→ DIRECTIONS
Skip the pictures. Set down, word for word, the lines from the start of the material up to and including the line with "line width=0.03cm, line".
* start *
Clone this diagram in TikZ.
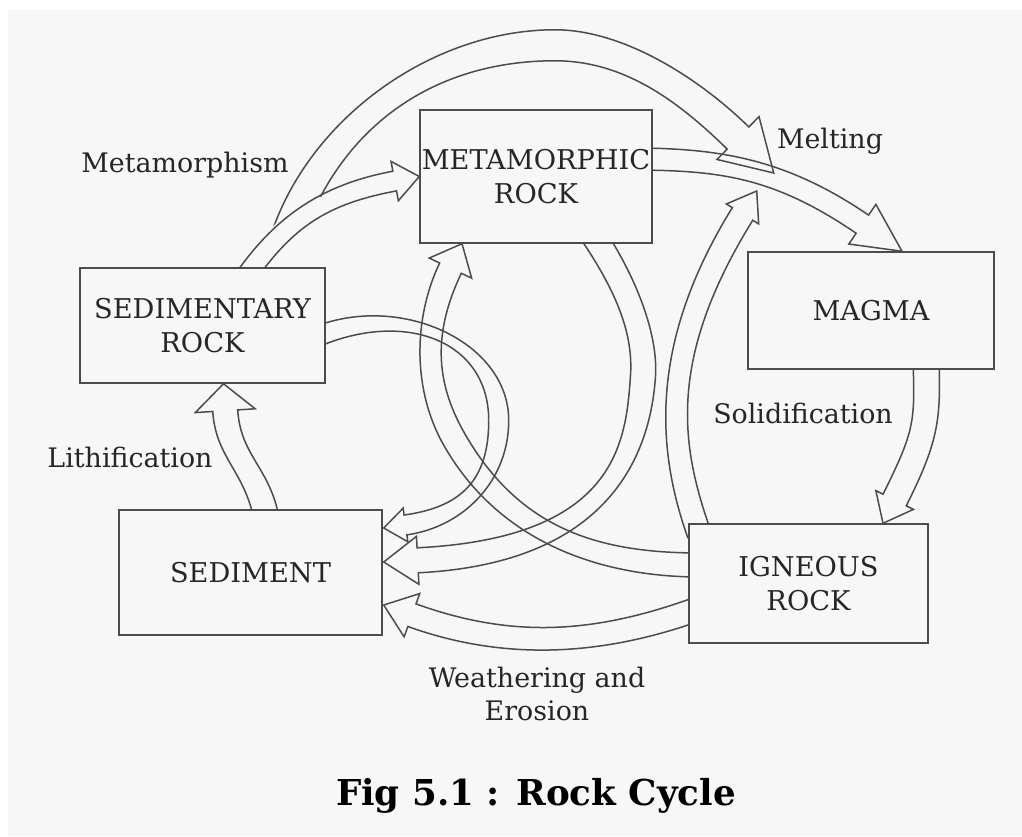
\documentclass[tikz,border=0pt]{standalone}
\usepackage{fontspec}
\setmainfont{DejaVu Serif}
\usetikzlibrary{calc}
\definecolor{rockline}{gray}{0.3}
\definecolor{rocktext}{gray}{0.15}
\definecolor{rockbg}{gray}{0.97}
\tikzset{rockbox/.style={draw=rockline, line width=0.03cm, inner sep=0pt, align=center, text=rocktext, font=\fontsize{15.5}{19}\selectfont}}
\tikzset{rocklabel/.style={inner sep=0pt, align=center, text=rocktext, font=\fontsize{15.3}{19}\selectfont}}
\tikzset{rockedge/.style={draw=rockline, line width=0.03cm, line join=miter}}

% hollow arrow body: #1 width (px), #2 start, #3 first control (relative), #4 second control (relative to end), #5 end
\newcommand{\rockshaft}[5]{%
  \pgfmathsetlengthmacro{\rkd}{#1/2*0.02cm}%
  \coordinate (rk0) at (#2);
  \coordinate (rk1) at ($(rk0)+(#3)$);
  \coordinate (rk3) at (#5);
  \coordinate (rk2) at ($(rk3)+(#4)$);
  \draw[rockedge] ($(rk0)!\rkd!90:(rk1)$) .. controls ($(rk1)+($(rk0)!\rkd!90:(rk1)$)-(rk0)$) and ($(rk2)+($(rk3)!\rkd!-90:(rk2)$)-(rk3)$) .. ($(rk3)!\rkd!-90:(rk2)$);
  \draw[rockedge] ($(rk0)!\rkd!-90:(rk1)$) .. controls ($(rk1)+($(rk0)!\rkd!-90:(rk1)$)-(rk0)$) and ($(rk2)+($(rk3)!\rkd!90:(rk2)$)-(rk3)$) .. ($(rk3)!\rkd!90:(rk2)$);
}
% hollow arrow with head: #1 width, #2 head length, #3 head width, #4 start, #5 #6 controls, #7 tip
\newcommand{\rockhead}[7]{%
  \pgfmathsetlengthmacro{\rkd}{#1/2*0.02cm}%
  \pgfmathsetlengthmacro{\rkhl}{#2*0.02cm}%
  \pgfmathsetlengthmacro{\rkhw}{#3/2*0.02cm}%
  \coordinate (rk0) at (#4);
  \coordinate (rk1) at ($(rk0)+(#5)$);
  \coordinate (rkt) at (#7);
  \coordinate (rkq) at ($(rkt)+(#6)$);
  \coordinate (rk3) at ($(rkt)!\rkhl!(rkq)$);
  \coordinate (rk2) at ($(rkq)+(rk3)-(rkt)$);
  \coordinate (rkl0) at ($(rk0)!\rkd!90:(rk1)$);
  \coordinate (rkr0) at ($(rk0)!\rkd!-90:(rk1)$);
  \coordinate (rkl3) at ($(rk3)!\rkd!-90:(rk2)$);
  \coordinate (rkr3) at ($(rk3)!\rkd!90:(rk2)$);
  \draw[rockedge] (rkl0) .. controls ($(rk1)+(rkl0)-(rk0)$) and ($(rk2)+(rkl3)-(rk3)$) .. (rkl3)
    -- ($(rk3)!\rkhw!-90:(rk2)$) -- (rkt) -- ($(rk3)!\rkhw!90:(rk2)$)
    -- (rkr3) .. controls ($(rk2)+(rkr3)-(rk3)$) and ($(rk1)+(rkr0)-(rk0)$) .. (rkr0);
}

\begin{document}
\begin{tikzpicture}[x=0.02cm, y=-0.02cm]
    \fill[white] (0,0) rectangle (1022,836);
    \fill[rockbg] (8,10) rectangle (1022,836);

    \node[rockbox, minimum width=4.64cm, minimum height=2.66cm] (met) at (536,176.5) {METAMORPHIC\\ROCK};
    \node[rockbox, minimum width=4.9cm, minimum height=2.3cm] (sedrock) at (202.5,325.5) {SEDIMENTARY\\ROCK};
    \node[rockbox, minimum width=5.26cm, minimum height=2.5cm] (sed) at (250.5,572.5) {SEDIMENT};
    \node[rockbox, minimum width=4.92cm, minimum height=2.34cm] (magma) at (871,310.5) {MAGMA};
    \node[rockbox, minimum width=4.78cm, minimum height=2.38cm] (ign) at (808.5,583.5) {IGNEOUS\\ROCK};

    \node[rocklabel, anchor=base] (metamorphism) at (185,172) {Metamorphism};
    \node[rocklabel, anchor=base] (melting) at (830,148) {Melting};
    \node[rocklabel, anchor=base] (solidification) at (803,423) {Solidification};
    \node[rocklabel, anchor=base] (lithification) at (130,467) {Lithification};
    \node[rocklabel] (weathering) at (537,694) {Weathering and\\Erosion};
    \node[anchor=base, inner sep=0pt, font=\bfseries\fontsize{20.3}{24}\selectfont] (title) at (536,805) {Fig 5.1 : Rock Cycle};

    \begin{scope}
        \clip (0,0) rectangle (1022,836)
            (met.south west) rectangle (met.north east)
            (sedrock.south west) rectangle (sedrock.north east)
            (sed.south west) rectangle (sed.north east)
            (magma.south west) rectangle (magma.north east)
            (ign.south west) rectangle (ign.north east);
        % lithification, metamorphism
        \rockhead{25}{27}{60}{$(sed.north)+(16.5,12)$}{-9,-52}{3,47}{$(sedrock.south)+(21,0)$}
        \rockhead{20}{25}{40}{$(sedrock.north)+(43.5,9)$}{39,-55}{-70,13}{met.west}
        % melting
        \begin{scope}
            \clip (150,330) -- (238,267) -- (283,215) -- (320,197) -- (393,177) -- (600,177) -- (900,260) -- (900,0) -- (150,0) -- cycle;
            \rockshaft{31}{$(sedrock.north)+(83,-27)$}{38,-117}{-123,0}{$(met.north)+(19,-64)$}
        \end{scope}
        \rockhead{31}{50}{60}{$(met.north)+(19,-64)$}{69,0}{-49,-48}{$(met.east)+(121,-3.5)$}
        \rockhead{22}{48}{48}{$(met.east)+(-12,-17.5)$}{80,1}{-82,-56}{$(magma.north)+(31,0)$}
        \rockhead{24}{27}{38}{$(ign.north west)+(11,11)$}{-30,-85}{-86,139}{$(met.east)+(104,14.5)$}
        % solidification
        \rockhead{26}{26}{42}{$(magma.south)+(55,-10)$}{2,61}{32,-64}{$(ign.north)+(74.5,0)$}
        % weathering and erosion
        \rockshaft{20}{$(sedrock.east)+(-12,12.5)$}{87,-38}{0,-80}{$(sedrock.east)+(173,95)$}
        \rockhead{20}{22}{34}{$(sedrock.east)+(173,95)$}{0,60}{57,-8}{$(sed.east)+(1,-44.5)$}
        \rockshaft{25}{$(met.south)+(57,-9)$}{30,45}{3,-45}{$(met.south)+(107,132)$}
        \rockhead{25}{34}{48}{$(met.south)+(107,132)$}{-4.5,67.5}{200,-10}{$(sed.east)+(1,-10.5)$}
        \rockhead{24}{30}{46}{$(ign.west)+(12,24.5)$}{-101,37}{97,35}{$(sed.east)+(1,32.5)$}
        \rockshaft{24}{$(ign.west)+(12,-18.5)$}{-101,0}{55,95}{$(met.south)+(-81,197)$}
        \rockhead{24}{27}{47}{$(met.south)+(-81,197)$}{-32,-55}{-27,57}{$(met.south)+(-74,0)$}
    \end{scope}
\end{tikzpicture}
\end{document}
* end *
→ ANSWER TO THIS TASK
Clone this diagram in TikZ.
\documentclass[tikz,border=0pt]{standalone}
\usepackage{fontspec}
\setmainfont{DejaVu Serif}
\usetikzlibrary{calc}
\definecolor{rockline}{gray}{0.3}
\definecolor{rocktext}{gray}{0.15}
\definecolor{rockbg}{gray}{0.97}
\tikzset{rockbox/.style={draw=rockline, line width=0.03cm, inner sep=0pt, align=center, text=rocktext, font=\fontsize{15.5}{19}\selectfont}}
\tikzset{rocklabel/.style={inner sep=0pt, align=center, text=rocktext, font=\fontsize{15.3}{19}\selectfont}}
\tikzset{rockedge/.style={draw=rockline, line width=0.03cm, line join=miter}}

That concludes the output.